Yu Shyi-kun wins DPP chairmanship

NOW FOR REFORM The former premier and Presidential Office official said the poor turnout for the vote was pleasing because there was no inappropriate 'mobilization'

By Jewel Huang  /  STAFF REPORTER

Lin Wei-wu, 84, from Kaohsiung, fires off his trademark salute after the Democratic Progressive Party's chairmanship election yesterday. Lin has been present at every DPP election since the final days of the dangwai movement. The text on his shirt reads, ``Use your vote to save Taiwan.''

PHOTO: CHANG CHIA-MING, TAIPEI TIMES

Former Presidential Office secretary-general Yu Shyi-kun yesterday won a convincing victory in the Democratic Progressive Party (DPP) chairmanship election, garnering 54.4 percent of the vote.

Yu announced his victory over his two rivals in front of his residence at about 6pm, saying the election outcome showed that the DPP and its members were determined to implement reforms and move forward.

"I will invite other talent in the party to contribute their wisdom and effort and work for Taiwan and the DPP's future together," Yu said.

Yu received 25,397 votes, comfortably in front of DPP Legislator Chai Trong-rong (蔡同榮), who received 16,846 votes (36.1 percent) and former Changhua County commissioner Wong Chin-chu (翁金珠), who trailed behind with 4,406 votes (9.5 percent).

The election was marred, however, by the less-than-enthusiastic turnout.
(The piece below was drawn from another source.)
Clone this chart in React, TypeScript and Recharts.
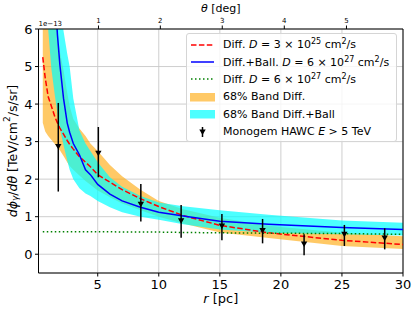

Only 44,872 people voted, which amounted to only one-fifth of the party's membership that were eligible to vote.

The DPP has about 530,000 members, but only some 234,000 were able to vote in today's election. Because they had failed to pay annual fees, the remainder forfeited their right to participate.

At a 7pm news conference, acting DPP chairwoman Annette Lu (呂秀蓮) praised the contest as "fair and classy" and congratulated Yu on his victory.

"For the new chairman there is still a long way to go and many tasks awaiting him," Lu said. "But I believe that Yu's seasoned political experience will lead the DPP to regain the faith of the people of Taiwan and repolish the party's signboard of integrity, just as was the case with the former chairman's ... vigor and energy."

The election was held after the resignation of former chairman Su Tseng-chang (蘇貞昌), who stepped down to take responsibility for the party's poor performance in local government elections on Dec. 3.

Within only a year, the DPP has now held two elections for chairman. President Chen Shui-bian (陳水扁) resigned on Dec. 15, 2004, over the failure of the party to prevail in the 2004 legislative elections. Su left his post last month.

Commenting on the low turnout, Yu said that the situation was in fact pleasing because it proved that DPP members had not been mobilized inappropriately and that most voters "voluntarily" cast their ballots.

He said that party members needed to have their commitment rekindled and that this was another responsibility he would accept.

Yu also said that he called Chai and Wong to express his best wishes and to invite them to promote reform together.

"It is impossible to carry out campaign platforms on my own; it requires the collective effort and wisdom of many colleagues," Yu said, adding that he would visit Su soon to solicit ideas.

Chai, who attended the news conference, said he accepted the result and would coordinate with Yu to facilitate the implementation of party reform.

Yu said that he would make every effort to lead the party to win the next legislative elections because "if the DPP loses in 2007, it will be doomed in 2008 as well."

Asked if the Executive Yuan should request the legislature to reconsider budget bills, Yu said that such a significant decision needed comprehensive negotiations and the unanimous support of DPP legislators. Therefore, he said, a "sound and effective negotiation mechanism" had to be set up.

Meanwhile, KMT Chairman Ma Ying-jeou (馬英九) said yesterday that he had not ruled out meeting with Yu if there were issues suitable for them to discuss.